Instruction: Determine how many lines include the string "React". Output that number only.

Stored data:
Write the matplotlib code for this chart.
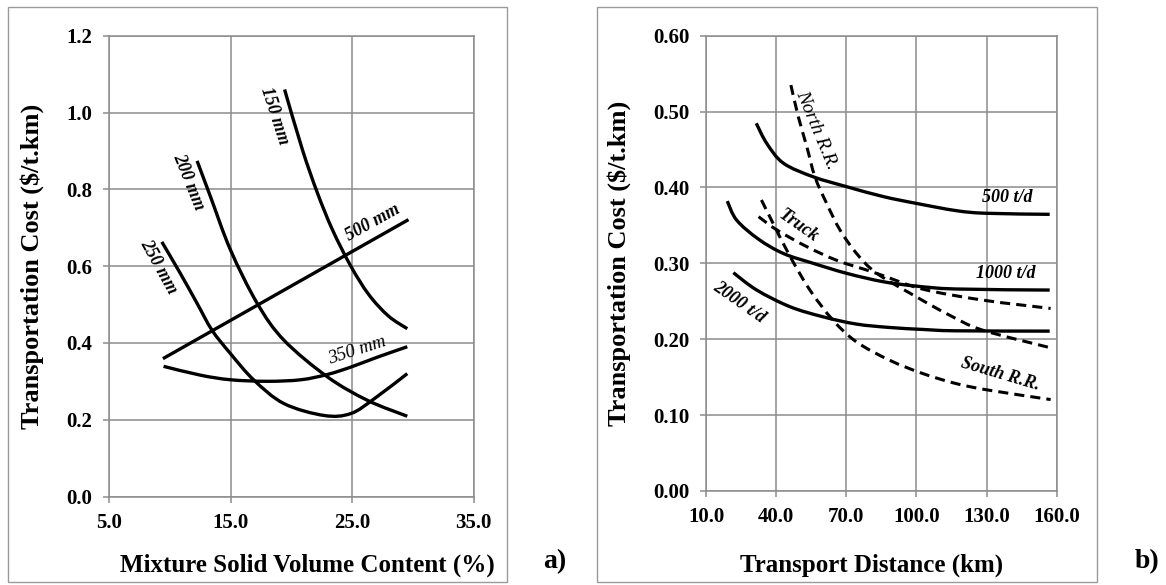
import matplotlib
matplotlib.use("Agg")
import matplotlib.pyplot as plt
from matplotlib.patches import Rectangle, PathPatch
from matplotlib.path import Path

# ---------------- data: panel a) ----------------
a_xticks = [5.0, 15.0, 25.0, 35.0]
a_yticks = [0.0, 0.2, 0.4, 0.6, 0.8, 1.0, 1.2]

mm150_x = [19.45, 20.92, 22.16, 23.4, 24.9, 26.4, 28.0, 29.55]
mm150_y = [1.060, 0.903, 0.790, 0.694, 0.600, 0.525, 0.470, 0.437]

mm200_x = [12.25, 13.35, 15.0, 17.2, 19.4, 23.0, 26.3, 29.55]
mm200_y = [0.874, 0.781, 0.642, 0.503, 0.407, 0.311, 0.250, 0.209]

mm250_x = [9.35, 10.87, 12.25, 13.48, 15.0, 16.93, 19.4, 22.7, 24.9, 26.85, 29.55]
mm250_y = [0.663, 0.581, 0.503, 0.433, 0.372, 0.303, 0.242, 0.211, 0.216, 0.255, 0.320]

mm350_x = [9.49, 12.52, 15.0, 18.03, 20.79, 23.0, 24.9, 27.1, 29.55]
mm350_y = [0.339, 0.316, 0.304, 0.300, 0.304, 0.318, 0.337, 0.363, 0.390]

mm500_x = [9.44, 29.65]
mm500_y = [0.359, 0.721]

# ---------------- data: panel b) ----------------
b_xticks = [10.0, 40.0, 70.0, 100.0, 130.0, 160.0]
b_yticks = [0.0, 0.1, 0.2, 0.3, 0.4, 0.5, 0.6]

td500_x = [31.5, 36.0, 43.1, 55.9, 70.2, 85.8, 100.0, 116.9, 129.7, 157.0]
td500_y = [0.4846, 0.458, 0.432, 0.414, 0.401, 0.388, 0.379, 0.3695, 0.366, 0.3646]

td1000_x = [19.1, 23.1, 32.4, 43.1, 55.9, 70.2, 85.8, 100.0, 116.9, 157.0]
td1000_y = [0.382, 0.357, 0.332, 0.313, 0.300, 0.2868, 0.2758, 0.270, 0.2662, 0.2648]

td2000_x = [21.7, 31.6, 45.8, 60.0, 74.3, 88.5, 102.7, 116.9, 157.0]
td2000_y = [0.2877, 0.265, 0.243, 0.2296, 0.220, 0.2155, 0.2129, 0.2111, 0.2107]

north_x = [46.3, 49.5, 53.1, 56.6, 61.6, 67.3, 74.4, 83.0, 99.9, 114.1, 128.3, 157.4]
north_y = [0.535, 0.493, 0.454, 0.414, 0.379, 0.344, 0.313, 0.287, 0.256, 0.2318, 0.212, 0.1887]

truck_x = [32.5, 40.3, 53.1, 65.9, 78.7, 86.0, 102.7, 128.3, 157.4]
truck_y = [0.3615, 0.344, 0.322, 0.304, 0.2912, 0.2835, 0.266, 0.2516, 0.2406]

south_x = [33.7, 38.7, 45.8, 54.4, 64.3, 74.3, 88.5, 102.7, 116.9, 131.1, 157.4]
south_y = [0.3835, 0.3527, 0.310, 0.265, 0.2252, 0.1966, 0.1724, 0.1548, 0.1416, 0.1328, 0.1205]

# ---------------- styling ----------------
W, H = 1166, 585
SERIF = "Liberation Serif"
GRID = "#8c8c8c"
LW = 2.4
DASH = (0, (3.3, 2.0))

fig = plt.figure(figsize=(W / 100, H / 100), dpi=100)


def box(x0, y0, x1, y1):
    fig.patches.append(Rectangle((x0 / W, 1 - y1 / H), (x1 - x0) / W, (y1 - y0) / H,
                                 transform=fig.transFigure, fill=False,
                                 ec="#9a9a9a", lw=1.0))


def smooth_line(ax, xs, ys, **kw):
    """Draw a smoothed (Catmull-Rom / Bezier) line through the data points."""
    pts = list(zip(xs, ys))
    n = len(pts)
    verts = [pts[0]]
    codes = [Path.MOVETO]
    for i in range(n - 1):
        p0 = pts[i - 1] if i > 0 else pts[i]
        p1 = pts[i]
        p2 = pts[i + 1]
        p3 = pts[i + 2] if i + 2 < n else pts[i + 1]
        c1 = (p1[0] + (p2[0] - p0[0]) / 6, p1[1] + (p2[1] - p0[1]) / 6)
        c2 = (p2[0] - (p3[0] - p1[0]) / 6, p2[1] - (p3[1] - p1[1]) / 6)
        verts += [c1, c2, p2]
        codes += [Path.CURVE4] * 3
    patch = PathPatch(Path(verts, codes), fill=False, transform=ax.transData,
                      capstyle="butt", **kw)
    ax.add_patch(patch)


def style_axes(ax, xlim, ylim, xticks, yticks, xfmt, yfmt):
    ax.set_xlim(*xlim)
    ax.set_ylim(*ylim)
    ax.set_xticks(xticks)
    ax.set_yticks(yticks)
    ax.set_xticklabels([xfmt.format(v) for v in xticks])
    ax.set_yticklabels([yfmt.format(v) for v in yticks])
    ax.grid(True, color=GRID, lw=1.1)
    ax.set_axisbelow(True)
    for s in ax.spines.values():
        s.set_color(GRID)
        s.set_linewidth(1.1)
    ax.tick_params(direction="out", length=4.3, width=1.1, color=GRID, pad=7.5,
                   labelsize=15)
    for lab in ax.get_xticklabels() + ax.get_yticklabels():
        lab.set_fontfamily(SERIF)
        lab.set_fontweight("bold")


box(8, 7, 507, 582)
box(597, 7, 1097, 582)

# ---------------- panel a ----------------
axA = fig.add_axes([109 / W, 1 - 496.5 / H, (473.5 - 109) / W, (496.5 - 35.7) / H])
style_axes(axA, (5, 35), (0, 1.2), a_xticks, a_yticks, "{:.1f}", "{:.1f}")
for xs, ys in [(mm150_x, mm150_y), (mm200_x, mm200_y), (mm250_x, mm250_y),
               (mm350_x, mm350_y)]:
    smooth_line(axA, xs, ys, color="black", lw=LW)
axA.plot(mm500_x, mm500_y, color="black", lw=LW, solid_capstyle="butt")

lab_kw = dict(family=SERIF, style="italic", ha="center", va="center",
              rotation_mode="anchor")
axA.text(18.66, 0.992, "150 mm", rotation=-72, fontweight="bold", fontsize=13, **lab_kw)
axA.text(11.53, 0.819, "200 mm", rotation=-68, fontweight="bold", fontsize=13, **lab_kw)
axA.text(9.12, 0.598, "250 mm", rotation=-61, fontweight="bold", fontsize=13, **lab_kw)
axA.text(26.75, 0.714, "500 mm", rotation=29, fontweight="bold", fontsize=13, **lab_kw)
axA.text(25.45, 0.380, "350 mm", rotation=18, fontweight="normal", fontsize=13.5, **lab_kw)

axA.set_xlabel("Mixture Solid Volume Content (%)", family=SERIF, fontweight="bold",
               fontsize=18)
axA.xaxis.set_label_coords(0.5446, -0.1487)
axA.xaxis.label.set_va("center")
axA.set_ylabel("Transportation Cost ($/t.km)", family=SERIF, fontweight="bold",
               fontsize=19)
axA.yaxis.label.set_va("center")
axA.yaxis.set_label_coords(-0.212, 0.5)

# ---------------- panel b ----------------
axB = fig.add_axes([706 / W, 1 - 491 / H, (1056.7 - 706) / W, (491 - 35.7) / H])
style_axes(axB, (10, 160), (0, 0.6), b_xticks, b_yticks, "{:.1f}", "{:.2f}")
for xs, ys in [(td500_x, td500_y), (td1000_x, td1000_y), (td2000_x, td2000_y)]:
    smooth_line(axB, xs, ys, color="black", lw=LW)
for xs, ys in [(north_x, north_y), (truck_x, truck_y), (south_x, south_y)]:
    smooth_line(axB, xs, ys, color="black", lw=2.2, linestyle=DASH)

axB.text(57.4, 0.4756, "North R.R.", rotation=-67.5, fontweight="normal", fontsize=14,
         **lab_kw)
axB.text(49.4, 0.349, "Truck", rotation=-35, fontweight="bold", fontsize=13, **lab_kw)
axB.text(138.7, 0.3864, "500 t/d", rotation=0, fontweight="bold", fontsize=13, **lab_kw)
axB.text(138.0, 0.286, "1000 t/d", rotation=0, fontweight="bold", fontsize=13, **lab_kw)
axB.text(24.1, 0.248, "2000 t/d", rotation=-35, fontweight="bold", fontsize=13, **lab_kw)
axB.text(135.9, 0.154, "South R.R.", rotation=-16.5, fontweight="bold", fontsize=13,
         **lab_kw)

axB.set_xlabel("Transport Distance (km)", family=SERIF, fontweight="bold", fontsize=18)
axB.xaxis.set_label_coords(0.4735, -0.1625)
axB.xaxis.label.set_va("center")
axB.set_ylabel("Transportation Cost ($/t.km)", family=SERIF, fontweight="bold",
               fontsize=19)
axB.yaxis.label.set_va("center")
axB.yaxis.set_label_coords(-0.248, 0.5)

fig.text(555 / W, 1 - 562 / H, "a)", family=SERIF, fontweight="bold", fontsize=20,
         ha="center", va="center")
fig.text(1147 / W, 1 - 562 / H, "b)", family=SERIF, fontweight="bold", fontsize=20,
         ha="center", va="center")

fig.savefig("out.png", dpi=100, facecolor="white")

...

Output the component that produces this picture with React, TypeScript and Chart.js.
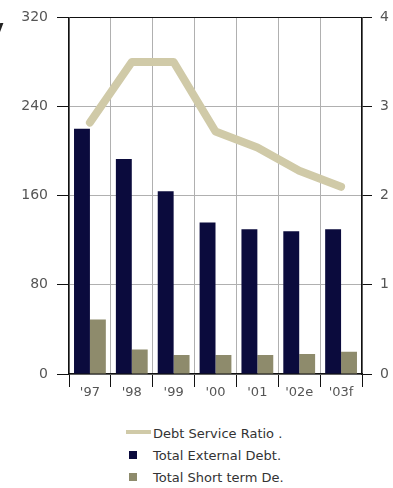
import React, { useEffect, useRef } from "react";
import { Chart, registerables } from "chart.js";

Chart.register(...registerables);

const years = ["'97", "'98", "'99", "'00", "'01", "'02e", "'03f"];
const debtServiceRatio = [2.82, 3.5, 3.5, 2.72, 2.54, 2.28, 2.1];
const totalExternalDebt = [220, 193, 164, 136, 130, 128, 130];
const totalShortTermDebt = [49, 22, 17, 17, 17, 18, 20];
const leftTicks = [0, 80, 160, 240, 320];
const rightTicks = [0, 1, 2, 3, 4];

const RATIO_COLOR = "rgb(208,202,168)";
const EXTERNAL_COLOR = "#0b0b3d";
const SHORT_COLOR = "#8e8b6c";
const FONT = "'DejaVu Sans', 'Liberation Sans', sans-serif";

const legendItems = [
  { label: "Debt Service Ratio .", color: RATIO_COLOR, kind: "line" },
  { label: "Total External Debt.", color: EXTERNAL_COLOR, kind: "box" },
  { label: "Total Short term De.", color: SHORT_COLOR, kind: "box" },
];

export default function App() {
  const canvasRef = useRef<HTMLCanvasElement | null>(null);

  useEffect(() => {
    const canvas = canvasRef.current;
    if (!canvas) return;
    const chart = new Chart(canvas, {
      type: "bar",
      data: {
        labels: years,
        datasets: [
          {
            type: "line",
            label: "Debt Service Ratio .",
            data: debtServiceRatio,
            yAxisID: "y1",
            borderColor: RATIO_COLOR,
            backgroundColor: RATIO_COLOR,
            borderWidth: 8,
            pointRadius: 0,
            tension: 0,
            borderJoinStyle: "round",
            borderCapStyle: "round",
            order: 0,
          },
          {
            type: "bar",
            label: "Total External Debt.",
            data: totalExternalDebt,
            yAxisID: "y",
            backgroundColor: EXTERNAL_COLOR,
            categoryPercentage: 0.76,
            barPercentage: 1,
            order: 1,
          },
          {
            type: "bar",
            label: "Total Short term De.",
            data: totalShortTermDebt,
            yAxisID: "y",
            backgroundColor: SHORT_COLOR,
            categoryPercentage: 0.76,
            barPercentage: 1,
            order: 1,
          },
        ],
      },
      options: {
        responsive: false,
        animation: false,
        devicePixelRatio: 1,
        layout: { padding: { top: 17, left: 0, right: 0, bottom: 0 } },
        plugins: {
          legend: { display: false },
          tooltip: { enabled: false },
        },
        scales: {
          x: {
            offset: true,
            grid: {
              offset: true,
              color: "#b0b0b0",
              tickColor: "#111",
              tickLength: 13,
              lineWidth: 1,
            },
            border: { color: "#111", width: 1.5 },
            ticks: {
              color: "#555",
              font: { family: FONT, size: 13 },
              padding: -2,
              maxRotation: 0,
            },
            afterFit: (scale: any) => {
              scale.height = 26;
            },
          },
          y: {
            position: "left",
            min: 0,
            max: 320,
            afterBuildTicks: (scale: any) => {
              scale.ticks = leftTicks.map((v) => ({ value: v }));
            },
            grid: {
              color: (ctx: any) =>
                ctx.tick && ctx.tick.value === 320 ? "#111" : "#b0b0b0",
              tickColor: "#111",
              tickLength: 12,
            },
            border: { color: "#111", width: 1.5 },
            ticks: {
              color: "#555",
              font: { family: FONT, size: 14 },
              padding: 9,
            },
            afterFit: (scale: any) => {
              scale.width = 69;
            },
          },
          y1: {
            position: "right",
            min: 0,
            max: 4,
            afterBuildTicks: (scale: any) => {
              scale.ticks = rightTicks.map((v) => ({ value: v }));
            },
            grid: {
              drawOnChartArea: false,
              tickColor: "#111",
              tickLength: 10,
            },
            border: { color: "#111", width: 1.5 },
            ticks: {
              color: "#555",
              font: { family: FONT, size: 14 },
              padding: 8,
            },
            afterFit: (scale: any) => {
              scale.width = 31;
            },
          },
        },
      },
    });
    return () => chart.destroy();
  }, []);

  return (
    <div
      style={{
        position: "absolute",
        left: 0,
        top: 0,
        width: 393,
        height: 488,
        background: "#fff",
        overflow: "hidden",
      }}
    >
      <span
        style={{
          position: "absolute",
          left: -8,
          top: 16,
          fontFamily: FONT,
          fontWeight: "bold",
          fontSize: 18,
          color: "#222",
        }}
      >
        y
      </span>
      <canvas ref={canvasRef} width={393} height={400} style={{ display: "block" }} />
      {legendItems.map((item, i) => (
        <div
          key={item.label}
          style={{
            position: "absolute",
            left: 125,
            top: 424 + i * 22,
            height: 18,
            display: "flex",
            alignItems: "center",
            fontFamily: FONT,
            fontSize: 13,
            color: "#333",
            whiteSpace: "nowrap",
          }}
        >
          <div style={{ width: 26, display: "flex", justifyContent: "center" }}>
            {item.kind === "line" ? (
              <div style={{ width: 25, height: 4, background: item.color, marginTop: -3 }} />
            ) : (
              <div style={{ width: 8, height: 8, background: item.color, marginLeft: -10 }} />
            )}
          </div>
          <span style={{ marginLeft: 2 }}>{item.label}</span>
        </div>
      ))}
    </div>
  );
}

--

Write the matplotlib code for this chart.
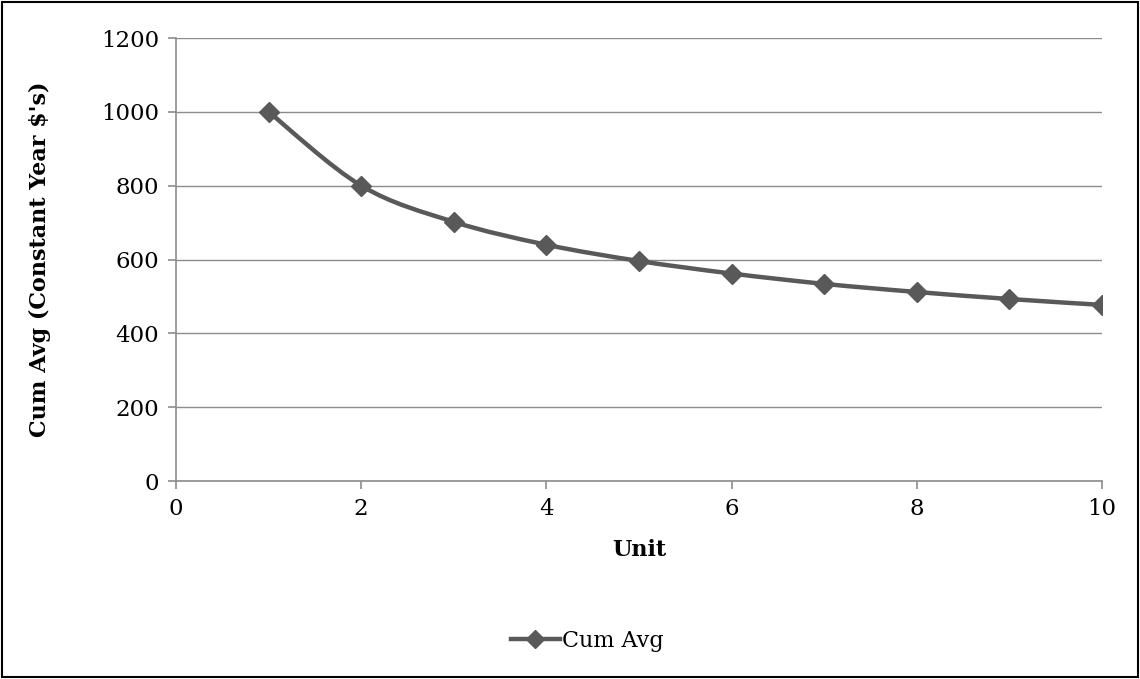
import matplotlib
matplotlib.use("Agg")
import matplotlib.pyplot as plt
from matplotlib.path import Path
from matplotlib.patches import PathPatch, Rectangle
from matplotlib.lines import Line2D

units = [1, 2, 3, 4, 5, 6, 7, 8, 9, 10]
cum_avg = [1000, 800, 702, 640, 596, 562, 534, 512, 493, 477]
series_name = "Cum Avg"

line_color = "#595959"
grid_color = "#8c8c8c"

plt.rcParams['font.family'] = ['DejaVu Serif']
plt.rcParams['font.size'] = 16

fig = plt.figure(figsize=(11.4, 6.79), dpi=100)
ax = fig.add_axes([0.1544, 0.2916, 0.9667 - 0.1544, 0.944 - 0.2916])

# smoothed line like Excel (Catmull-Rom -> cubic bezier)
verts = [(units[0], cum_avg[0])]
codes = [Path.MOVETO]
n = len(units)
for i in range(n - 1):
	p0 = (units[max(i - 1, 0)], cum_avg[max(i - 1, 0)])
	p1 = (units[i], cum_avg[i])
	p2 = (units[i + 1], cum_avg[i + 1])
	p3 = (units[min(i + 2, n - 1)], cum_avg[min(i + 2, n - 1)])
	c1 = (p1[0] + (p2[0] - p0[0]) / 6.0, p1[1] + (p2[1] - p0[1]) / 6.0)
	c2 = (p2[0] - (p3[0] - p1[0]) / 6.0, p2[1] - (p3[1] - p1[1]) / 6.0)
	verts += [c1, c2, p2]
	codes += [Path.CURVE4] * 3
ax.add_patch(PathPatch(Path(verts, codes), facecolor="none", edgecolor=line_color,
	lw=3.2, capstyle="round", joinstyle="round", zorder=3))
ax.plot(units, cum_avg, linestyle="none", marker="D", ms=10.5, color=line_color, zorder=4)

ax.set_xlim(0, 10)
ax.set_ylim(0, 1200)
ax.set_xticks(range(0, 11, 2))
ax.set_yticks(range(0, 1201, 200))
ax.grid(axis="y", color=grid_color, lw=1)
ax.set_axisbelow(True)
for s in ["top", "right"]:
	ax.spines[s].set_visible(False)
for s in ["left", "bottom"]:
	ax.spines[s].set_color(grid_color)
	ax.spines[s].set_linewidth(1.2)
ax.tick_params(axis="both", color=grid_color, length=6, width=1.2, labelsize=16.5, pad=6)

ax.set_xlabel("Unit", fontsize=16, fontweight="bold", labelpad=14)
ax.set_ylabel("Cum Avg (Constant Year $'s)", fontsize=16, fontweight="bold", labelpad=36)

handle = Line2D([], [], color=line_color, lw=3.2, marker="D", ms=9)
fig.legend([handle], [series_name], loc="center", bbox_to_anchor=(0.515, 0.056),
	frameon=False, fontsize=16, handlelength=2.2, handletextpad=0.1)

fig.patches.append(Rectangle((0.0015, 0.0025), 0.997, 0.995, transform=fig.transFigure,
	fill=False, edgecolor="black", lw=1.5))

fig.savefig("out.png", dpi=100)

Exercise response: 2